After four years in training, Bill opened Doc’s Meat Market in Hockessin. It wasn’t long before a lucrative job opportunity arose where he would be responsible for setting up meat departments in new grocery stores. He sold the business and moved to Wisconsin where he eventually became director of sales for Abbyland Foods. The operation specializes in top-quality sausage products, and during his nine-year tenure, Bill learned from the best. The money was good; the corporate-level position was cushy, but he secretly yearned for his own shop.
Eventually he took the plunge. He brought all his skills to bear, expertly cutting the very best product and even producing his own line of quality sausage. Though he worked hard for almost 20 years, his blue-collar Wisconsin location worked just as hard against him. Friends told him that he offered “gourmet ideas in a welfare area.” Around 1999, he closed the store. “I stayed there three years longer than I should have,” smiles Bill.
Hickman is not only an expert with a cleaver, but he’s pretty handy with a microphone as well. In the late ‘70s and early ‘80s, he was the lead singer for the band 29 East, traveling the Milwaukee and Chicago areas playing R&B and light jazz. Nowadays, his son Will sings and plays guitar, entertaining local diners with ‘60s and ‘70s tunes he learned from Dad.

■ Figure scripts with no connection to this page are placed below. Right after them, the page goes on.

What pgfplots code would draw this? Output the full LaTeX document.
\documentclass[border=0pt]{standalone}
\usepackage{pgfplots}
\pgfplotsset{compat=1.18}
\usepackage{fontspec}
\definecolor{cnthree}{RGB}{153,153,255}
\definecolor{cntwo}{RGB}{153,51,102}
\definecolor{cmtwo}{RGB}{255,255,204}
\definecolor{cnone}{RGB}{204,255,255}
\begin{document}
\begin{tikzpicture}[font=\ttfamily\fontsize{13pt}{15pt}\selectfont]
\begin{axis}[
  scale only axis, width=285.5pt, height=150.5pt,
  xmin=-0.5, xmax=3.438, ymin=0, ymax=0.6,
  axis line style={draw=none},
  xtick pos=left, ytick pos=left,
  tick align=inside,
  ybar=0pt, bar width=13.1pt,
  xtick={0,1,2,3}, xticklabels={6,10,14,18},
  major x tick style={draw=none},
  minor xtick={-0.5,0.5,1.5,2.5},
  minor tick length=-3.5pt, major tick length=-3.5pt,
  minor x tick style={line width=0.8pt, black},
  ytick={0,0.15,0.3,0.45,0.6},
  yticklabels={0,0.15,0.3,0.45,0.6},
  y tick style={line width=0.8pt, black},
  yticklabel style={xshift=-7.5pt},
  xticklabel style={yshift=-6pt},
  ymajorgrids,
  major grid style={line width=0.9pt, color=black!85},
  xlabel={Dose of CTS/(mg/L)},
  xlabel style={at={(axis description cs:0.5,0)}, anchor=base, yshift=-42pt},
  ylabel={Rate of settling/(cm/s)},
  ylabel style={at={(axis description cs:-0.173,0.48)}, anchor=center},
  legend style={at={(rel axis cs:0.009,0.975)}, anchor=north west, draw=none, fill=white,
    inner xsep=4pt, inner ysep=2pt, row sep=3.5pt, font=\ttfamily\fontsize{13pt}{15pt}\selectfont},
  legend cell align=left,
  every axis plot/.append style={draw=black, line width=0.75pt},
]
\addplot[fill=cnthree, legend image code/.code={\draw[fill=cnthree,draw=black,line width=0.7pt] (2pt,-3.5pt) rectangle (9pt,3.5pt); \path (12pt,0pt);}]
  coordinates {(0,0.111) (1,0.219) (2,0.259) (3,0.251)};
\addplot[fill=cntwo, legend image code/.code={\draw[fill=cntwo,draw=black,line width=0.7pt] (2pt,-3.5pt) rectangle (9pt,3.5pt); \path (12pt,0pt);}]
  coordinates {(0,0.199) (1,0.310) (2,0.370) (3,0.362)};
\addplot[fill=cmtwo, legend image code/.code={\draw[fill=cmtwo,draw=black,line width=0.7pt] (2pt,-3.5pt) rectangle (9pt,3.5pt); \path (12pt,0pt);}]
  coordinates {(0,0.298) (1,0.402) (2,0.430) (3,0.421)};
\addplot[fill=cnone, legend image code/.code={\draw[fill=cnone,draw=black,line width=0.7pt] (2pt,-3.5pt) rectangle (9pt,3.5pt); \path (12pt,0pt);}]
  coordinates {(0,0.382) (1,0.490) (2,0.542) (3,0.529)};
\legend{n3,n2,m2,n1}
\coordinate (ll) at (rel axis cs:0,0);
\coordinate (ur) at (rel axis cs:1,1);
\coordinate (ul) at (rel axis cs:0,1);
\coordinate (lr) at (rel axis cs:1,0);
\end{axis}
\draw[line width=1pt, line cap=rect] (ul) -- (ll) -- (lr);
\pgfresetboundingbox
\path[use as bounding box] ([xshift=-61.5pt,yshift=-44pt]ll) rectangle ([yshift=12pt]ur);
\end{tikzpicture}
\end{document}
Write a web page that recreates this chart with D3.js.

In the spirit of “don’t quit your day job,” Bill’s brother-in-law suggested he get in on the building boom in the little Sussex town of Rehoboth Beach. He moved here in ‘99 and went from chopping T-bones to cutting 2-by-4s. But the T-bones won out: He found the perfect spot in Shore Plaza, next door to Kevin Reading’s Sweet Dreams Bakery (which eventually morphed into Nage), and in 2001 Hickman’s Meat Market opened its doors.
His philosophy is simple: “If it’s not the best, I don’t want it in my store.” His son Bryan is working on his marketing degree with an eye on taking over. Dad is perfectly happy to take a back seat to both his daughter Jennifer and Bryan. His nephew Mark cuts meat right alongside him, affording Bill the time to give customers what he calls “the personal touch.”
Hickman considers it the ultimate praise when regulars refer to him as “my butcher.” “It’s a relationship built over time and on trust.” In fact, his considerable skills didn’t go unnoticed by a longtime client who is a doctor. As Bill deftly worked his magic at the cutting board, the doctor said, “You have the hands of a surgeon.” Like the stage-savvy frontman he is, Hickman didn’t even miss a beat. “Yeah,” he answered, looking at his handiwork. “And these customers can’t complain.”